Despite the passage of the 2003 Honolulu law, police continue to encounter people carrying airsoft guns.

As recently as May 1, a police officer was dispatched to a report of a man armed with a gun in 'Ewa Beach around 5 p.m.

As more officers arrived on the scene, one of them shot the suspect with a Taser gun.

The suspect's weapon turned out to be an airsoft gun.

SAFETY FIRST

That's why airsoft player Scott Naleimaile, 57, of 'Aiea, has always prohibited his son, Chris, from taking their airsoft guns outside, except to play in an organized game.

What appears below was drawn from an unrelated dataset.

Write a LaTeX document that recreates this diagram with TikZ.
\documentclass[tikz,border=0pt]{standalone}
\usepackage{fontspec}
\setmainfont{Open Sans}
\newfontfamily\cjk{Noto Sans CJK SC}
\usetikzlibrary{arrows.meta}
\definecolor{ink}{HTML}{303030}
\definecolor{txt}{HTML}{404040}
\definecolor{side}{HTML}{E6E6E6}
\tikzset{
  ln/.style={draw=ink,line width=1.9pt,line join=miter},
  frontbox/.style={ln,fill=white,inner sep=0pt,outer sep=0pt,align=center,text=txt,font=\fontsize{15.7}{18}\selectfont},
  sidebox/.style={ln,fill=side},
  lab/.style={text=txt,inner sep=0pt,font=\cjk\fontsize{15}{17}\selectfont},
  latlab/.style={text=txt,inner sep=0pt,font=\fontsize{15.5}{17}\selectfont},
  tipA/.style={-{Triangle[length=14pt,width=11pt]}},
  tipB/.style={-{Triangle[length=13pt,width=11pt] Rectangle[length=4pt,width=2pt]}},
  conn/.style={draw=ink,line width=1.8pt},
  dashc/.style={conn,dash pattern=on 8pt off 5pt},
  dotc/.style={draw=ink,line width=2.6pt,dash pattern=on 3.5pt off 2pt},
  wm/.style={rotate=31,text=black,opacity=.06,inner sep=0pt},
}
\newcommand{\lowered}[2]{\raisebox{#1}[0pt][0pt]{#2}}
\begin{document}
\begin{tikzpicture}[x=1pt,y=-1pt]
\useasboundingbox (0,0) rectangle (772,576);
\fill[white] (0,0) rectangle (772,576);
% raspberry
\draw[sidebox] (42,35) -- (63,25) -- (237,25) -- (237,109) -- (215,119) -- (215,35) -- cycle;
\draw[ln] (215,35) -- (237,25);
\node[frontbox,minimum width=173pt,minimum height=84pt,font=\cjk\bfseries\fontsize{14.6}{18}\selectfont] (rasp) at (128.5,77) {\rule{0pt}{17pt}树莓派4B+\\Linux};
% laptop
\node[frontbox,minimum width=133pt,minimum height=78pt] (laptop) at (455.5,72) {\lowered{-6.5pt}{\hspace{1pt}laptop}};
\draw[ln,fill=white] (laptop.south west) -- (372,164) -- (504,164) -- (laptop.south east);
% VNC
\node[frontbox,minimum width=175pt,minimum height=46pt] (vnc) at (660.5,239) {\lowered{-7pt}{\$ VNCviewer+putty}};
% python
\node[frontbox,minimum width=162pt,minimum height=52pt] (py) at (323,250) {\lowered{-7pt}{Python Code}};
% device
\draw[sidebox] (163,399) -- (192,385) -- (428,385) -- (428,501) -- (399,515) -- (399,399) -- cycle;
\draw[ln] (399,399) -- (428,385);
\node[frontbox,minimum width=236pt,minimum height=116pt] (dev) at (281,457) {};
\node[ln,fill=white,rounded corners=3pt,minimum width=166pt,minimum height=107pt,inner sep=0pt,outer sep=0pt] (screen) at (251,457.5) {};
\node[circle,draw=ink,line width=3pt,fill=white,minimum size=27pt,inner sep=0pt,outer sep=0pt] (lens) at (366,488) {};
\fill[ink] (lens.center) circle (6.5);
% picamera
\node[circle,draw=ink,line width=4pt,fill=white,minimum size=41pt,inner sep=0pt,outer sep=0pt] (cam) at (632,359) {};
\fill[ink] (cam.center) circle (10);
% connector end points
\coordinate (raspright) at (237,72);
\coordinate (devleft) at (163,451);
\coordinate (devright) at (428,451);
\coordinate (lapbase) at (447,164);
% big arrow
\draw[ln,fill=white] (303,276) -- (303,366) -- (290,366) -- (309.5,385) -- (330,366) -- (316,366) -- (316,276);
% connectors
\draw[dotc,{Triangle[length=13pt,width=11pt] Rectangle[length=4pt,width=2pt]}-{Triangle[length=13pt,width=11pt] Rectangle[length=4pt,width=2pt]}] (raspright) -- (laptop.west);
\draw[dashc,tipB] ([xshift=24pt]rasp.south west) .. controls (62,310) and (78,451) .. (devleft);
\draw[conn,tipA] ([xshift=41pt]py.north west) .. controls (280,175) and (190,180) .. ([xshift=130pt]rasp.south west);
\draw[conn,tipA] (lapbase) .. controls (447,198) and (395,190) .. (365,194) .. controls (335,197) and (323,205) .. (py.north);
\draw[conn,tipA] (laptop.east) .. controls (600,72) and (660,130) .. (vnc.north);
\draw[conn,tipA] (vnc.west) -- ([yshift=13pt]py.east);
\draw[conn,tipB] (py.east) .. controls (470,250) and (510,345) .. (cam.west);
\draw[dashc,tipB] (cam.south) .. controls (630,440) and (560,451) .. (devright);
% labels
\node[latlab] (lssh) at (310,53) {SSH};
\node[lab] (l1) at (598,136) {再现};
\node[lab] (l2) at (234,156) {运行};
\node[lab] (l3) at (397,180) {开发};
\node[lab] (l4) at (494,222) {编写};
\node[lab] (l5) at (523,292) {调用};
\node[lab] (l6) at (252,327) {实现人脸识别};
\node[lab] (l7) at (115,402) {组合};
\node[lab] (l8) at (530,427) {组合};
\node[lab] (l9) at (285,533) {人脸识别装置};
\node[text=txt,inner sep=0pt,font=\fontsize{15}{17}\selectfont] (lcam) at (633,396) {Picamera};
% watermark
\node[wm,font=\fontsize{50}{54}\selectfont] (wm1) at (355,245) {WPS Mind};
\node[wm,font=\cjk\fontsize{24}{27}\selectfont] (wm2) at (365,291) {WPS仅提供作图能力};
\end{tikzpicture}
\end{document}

"Basic gun rules — we stick to those," Naleimaile said yesterday. "I'm very adamant about that stuff. We follow all of the real firearm rules because they look so real, somebody can make a mistake."

When he saw his first airsoft gun eight years ago, Naleimaile was stunned by its resemblance to a real weapon.

"I was like, 'Wow,' " Naleimaile said. "I liked it."

Randall Omoto, 50, of Nu'uanu, also insists that his son treat their airsoft guns like the real ones they have at home.

"I also have two small children — a 3-year-old son and 7-year-old daughter — and all the guns are in a very secure part of the house and locked up," he said.

Omoto's also been impressed with the way that Honolulu's airsoft retailers emphasize gun safety.

"There's a pretty substantial briefing that they go through when it comes to safety," he said. "The safety part is paramount."

Peter Du, the owner of the Power Edge airsoft store in Kaimukī, has been emphasizing airsoft safety since he expanded his Wai'alae Avenue knife shop into a burgeoning airsoft business in 2001.

After the city ordinance went into effect in 2003, Du now refuses service to people who bring their guns in without a case.

"We don't want people carrying their guns while walking down the sidewalk," Du said. "That's a bad image for us. We tell them to treat them just like a real gun and use common sense."